Brooks researched his book in the late 1990s and it was published in 2000. Consequently, it has a strong, smug “end of history” odor about it. He refers to himself as a bobo. It is hard to discern just how tongue-in-cheek he is being on that score. He incorrectly states that bobos have moved beyond partisan politics and have embraced a fusion of the best of both “conservativism” and “liberalism.” In pursuing this line, he states such nonsense as “They recoil from those who try to ‘impose’ their views or their lifestyle on others” (247). Anyone at all familiar with Brooks’ bobos is aware of their pathological need for control. Their lust for control is inflicted upon others from the local coop board to supporting Obama's edicts on imposing "carbon controls" in order to destroy what is left of our liberty.
Reinhold Niebuhr also believes in a dualistic universe. Sometimes one can judge a book by its cover. The cover of The Irony of American History is illustrative. The cover portrays Niebuhr gazing out at a dark, forbidding, malevolent world where human aspirations for happiness and success on earth are clearly doomed. There is one source of light in Niebuhr’s Byronic realm. Unfortunately, this light source also doubles as a symbol of torture and human sacrifice. Although trite, the cover illustration is an accurate depiction of Niebuhr’s universe. It’s a sort of highbrow version of Madonna’s “Like a Prayer” video.
His dualistic metaphysics informs his views on ethics and virtue. He writes, “For our sense of responsibility to a world community beyond our own borders is a virtue, even though it is partly derived from the prudent understanding of our own interests” (7). In other words, virtue and self-interest are polar opposites. This dichotomy reflects Niebuhr’s metaphysics. Since the source of his morality exists in some alleged transcendental reality, he denigrates the concerns of this world, such as self-preservation, as merely “prudent.” He also observes that “Happiness is desired by all men” (61). He continues by claiming that such worldly desires are doomed to failure. He states that this is partly the result of human nature. The impossibility of happiness is also the result of the conflict between the needs of the many and the needs of the few, or the one.

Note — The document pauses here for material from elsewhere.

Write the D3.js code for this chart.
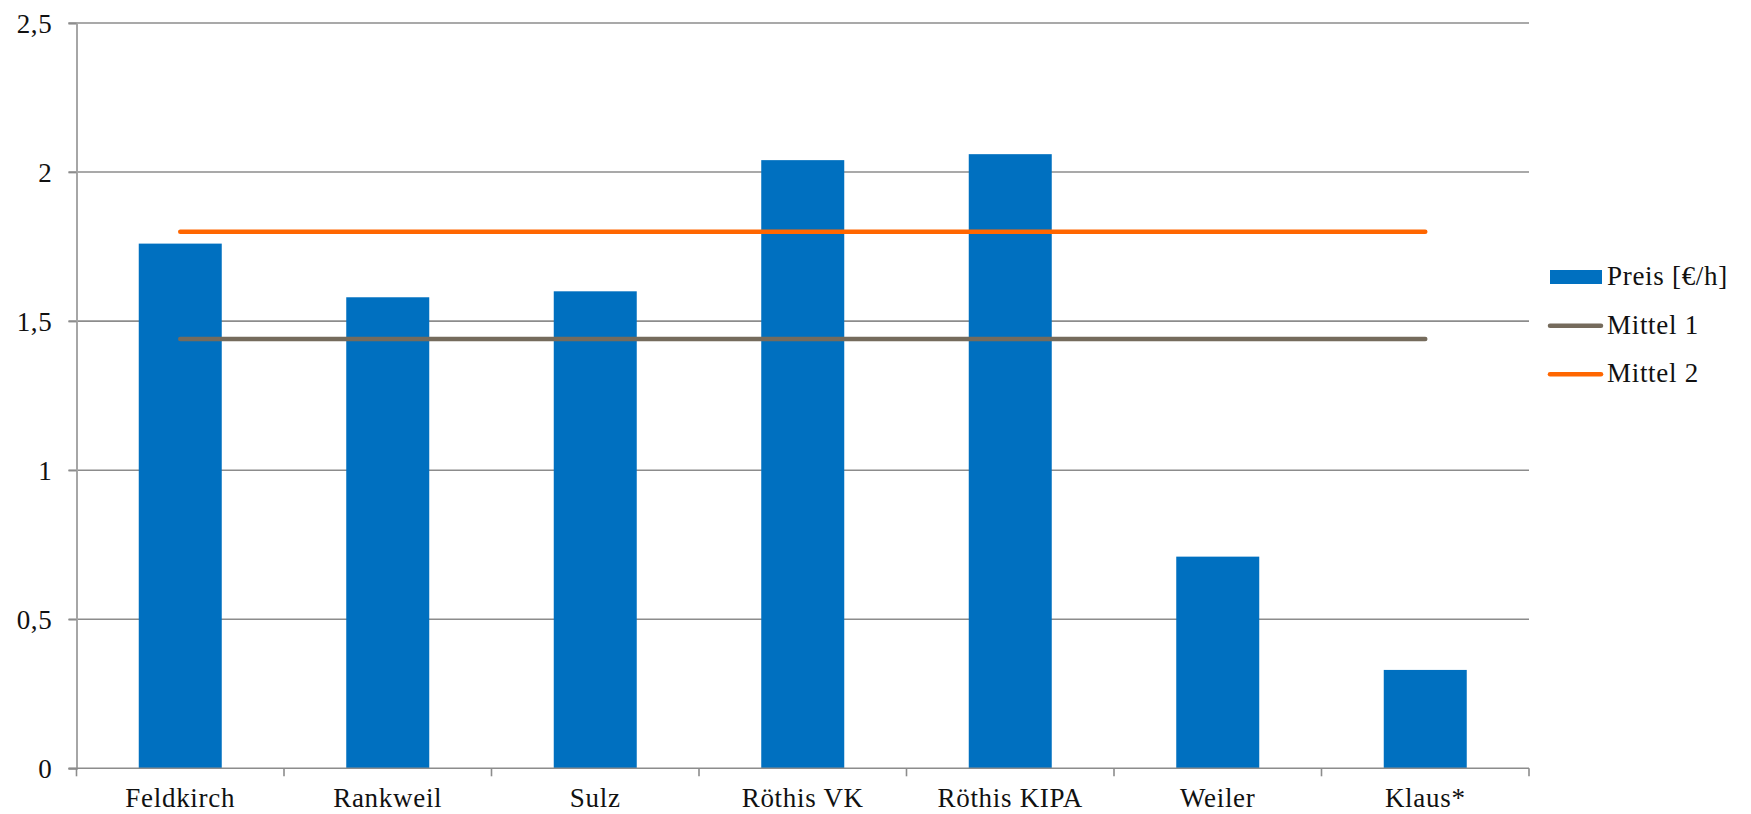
<!DOCTYPE html>
<html>
<head>
<meta charset="utf-8">
<script src="https://cdn.jsdelivr.net/npm/d3@7"></script>
<style>
  html, body { margin: 0; padding: 0; background: #ffffff; }
  svg { display: block; }
  text { font-family: "Palatino Linotype", "Book Antiqua", Palatino, "Liberation Serif", serif; fill: #111; letter-spacing: 0.7px; }
</style>
</head>
<body>
<svg id="chart" width="1751" height="814"></svg>
<script>
const categories = ["Feldkirch", "Rankweil", "Sulz", "Röthis VK", "Röthis KIPA", "Weiler", "Klaus*"];
const preis = [1.76, 1.58, 1.60, 2.04, 2.06, 0.71, 0.33];
const mittel1 = [1.44, 1.44, 1.44, 1.44, 1.44, 1.44, 1.44];
const mittel2 = [1.80, 1.80, 1.80, 1.80, 1.80, 1.80, 1.80];
const yTicks = [0, 0.5, 1, 1.5, 2, 2.5];
const legendLabels = ["Preis [€/h]", "Mittel 1", "Mittel 2"];

(function () {
const BLUE = "#0070C0", GREY = "#756B5C", ORANGE = "#FF6600";
const FONT = '"Palatino Linotype", "Book Antiqua", Palatino, "Liberation Serif", serif';
const FS = 27;
const svg = d3.select("#chart");
const pLeft = 76.5, pRight = 1529, pTop = 23, pBottom = 768.3;

const x = d3.scaleBand().domain(categories).range([pLeft, pRight]).padding(0);
const y = d3.scaleLinear().domain([0, 2.5]).range([pBottom, pTop]);
const fmt = d => String(d).replace(".", ",");

// gridlines
svg.append("g").selectAll("line").data(yTicks.filter(d => d > 0)).join("line")
  .attr("x1", pLeft - 8).attr("x2", pRight)
  .attr("y1", d => y(d)).attr("y2", d => y(d))
  .attr("stroke", "#8c8c8c").attr("stroke-width", 1.6);

// y axis
const yAxis = svg.append("g").attr("transform", `translate(${pLeft},0)`)
  .call(d3.axisLeft(y).tickValues(yTicks).tickFormat(fmt).tickSize(8).tickPadding(16));
yAxis.select(".domain").attr("stroke", "#a6a6a6").attr("stroke-width", 2);
yAxis.selectAll(".tick line").attr("stroke", "#8c8c8c").attr("stroke-width", 1.6);
yAxis.selectAll(".tick text").attr("font-size", FS).attr("fill", "#111")
  .style("font-family", FONT).attr("dy", "0.34em");

// bars
svg.append("g").selectAll("rect").data(preis).join("rect")
  .attr("x", (d, i) => x(categories[i]) + x.bandwidth() * 0.3)
  .attr("width", x.bandwidth() * 0.4)
  .attr("y", d => y(d))
  .attr("height", d => y(0) - y(d))
  .attr("fill", BLUE);

// x axis
const xAxis = svg.append("g").attr("transform", `translate(0,${pBottom})`)
  .call(d3.axisBottom(x).tickSize(0).tickPadding(0));
xAxis.select(".domain").remove();
xAxis.selectAll(".tick text").attr("font-size", FS).attr("fill", "#111")
  .style("font-family", FONT).attr("y", 38.5).attr("dy", 0);
svg.append("line").attr("x1", pLeft - 8).attr("x2", pRight)
  .attr("y1", pBottom).attr("y2", pBottom)
  .attr("stroke", "#8c8c8c").attr("stroke-width", 1.6);
const bounds = categories.map(c => x(c)).concat([pRight]);
svg.append("g").selectAll("line").data(bounds).join("line")
  .attr("x1", d => d).attr("x2", d => d)
  .attr("y1", pBottom).attr("y2", pBottom + 8)
  .attr("stroke", "#8c8c8c").attr("stroke-width", 1.6);

// mean lines
const line = d3.line()
  .x((d, i) => x(categories[i]) + x.bandwidth() / 2)
  .y(d => y(d));
[[mittel1, GREY], [mittel2, ORANGE]].forEach(([data, col]) => {
  svg.append("path").datum(data).attr("d", line)
    .attr("fill", "none").attr("stroke", col)
    .attr("stroke-width", 4.5).attr("stroke-linecap", "round");
});

// legend
const lg = svg.append("g");
const rowY = [277, 325.7, 374.3];
lg.append("rect").attr("x", 1550).attr("y", rowY[0] - 7).attr("width", 52).attr("height", 14).attr("fill", BLUE);
lg.append("line").attr("x1", 1550).attr("x2", 1601).attr("y1", rowY[1]).attr("y2", rowY[1])
  .attr("stroke", GREY).attr("stroke-width", 4.5).attr("stroke-linecap", "round");
lg.append("line").attr("x1", 1550).attr("x2", 1601).attr("y1", rowY[2]).attr("y2", rowY[2])
  .attr("stroke", ORANGE).attr("stroke-width", 4.5).attr("stroke-linecap", "round");
lg.selectAll("text").data(legendLabels).join("text")
  .attr("x", 1607).attr("y", (d, i) => rowY[i] + 8)
  .attr("font-size", FS).text(d => d);
})();
</script>
</body>
</html>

He is wrong on both counts. First, the Nazis, Communists, and today the Islamists (along with their numerous followers, enablers, and fellow travelers) were/are not motivated by a vision of human happiness and flourishing. As to the propriety of pursuing one’s happiness, no less of an authority than Immanuel Kant wrote, “the principle of one’s own happiness is the most objectionable of all” (Foundations of the Metaphysics of Morals). Another moral teacher is quoted as saying, “Love your enemies, do good to those who hate you, bless those who curse you….” George W. Bush and Barack Obama, during both their administrations, faithfully followed this injunction. On foreign policy, both the Wilsonian “neo-cons” and the liberal “realists” agree on fundamentals. They just squabble on how best to sacrifice American interests and security in the name of “responsibility to the world community.”
Second, the entire purpose of the Founding Fathers was to create a form of government that would ensure the protection of the individual’s right to pursue his self-interest. Niebuhr did not consider the American Republic as exceptional. He argues that America cannot be exceptional unless it was arbitrarily granted “grace” by an otherwise malicious ghost. Nonetheless, America can certainly be viewed as exceptional based on its historical and philosophical origins, and its efforts to life up to an ideology of individual rights based on Natural Law. In this context, one is reminded of Walter McDougall’s comments on how school children are to be indoctrinate on the "right" way to interpret the American Revolution: “The authors seem surprised by all that was commonplace, and take for granted all that was rare.”